ある意味、ホームラン868本以上にアンタッチャブルと見られる記録を王貞治は保持している。それは通算2390四球だ。2位の落合博満が1475だから、いかにこの記録がケタはずれかが理解できよう。

 

 1962年から79年まで18年連続でセ・リーグの“四球王”になっている。それだけ恐れられていたことに加え、選球眼がよかった証拠である。

 

 丸佳浩が今季から一本足打法に取り組んでいる。元祖の王ほど極端には上げないが、それでも写真でみると、昨年より20センチほど右足が上がっている様子がうかがえる。

 

 昨年限りでチームを去った新井宏昌が今季も打撃コーチを務めていたら、おそらく丸が新打法に取り組むことはなかっただろう。

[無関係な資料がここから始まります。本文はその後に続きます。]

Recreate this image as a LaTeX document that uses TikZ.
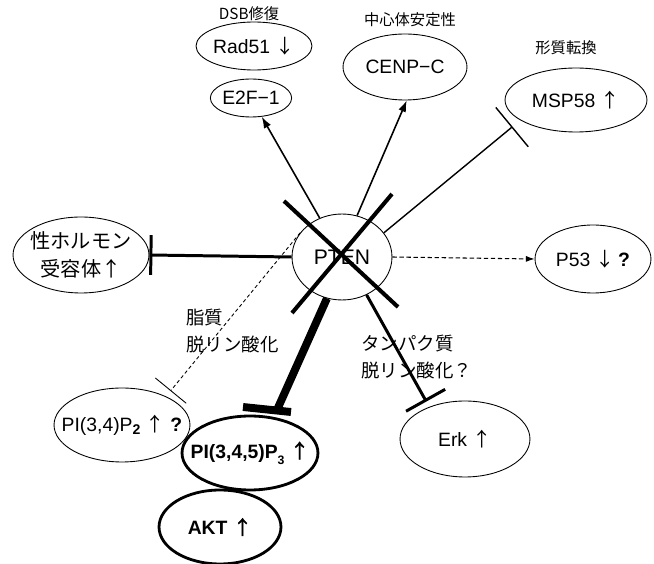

なぜなら、「足を上げても飛距離は変わらない」が新井の持論だからである。

 

 一昨年と昨年、丸のホームランは19本で20本台の大台には届かなかった。一本足打法に取り組む背景には、「今年こそ」との思いがあるのかもしれない。

 

 世界の王と比べるのは失礼だが、丸も選球眼には定評がある。14年は100、15年は94と、リーグ最多の四球を選んでいる。

 

 一本足打法の最大の敵は悪球打ちである。これによってバランスを崩せば、フォーム自体がバラバラになる。王が成功を収めた最大の理由は「ボール球に手を出さなかった」ことにある。

 

 王のコンセプトを丸も大事にした方がいい。四球数が増えれば、自ずと出塁率は高くなる。チームへの大きな貢献となる。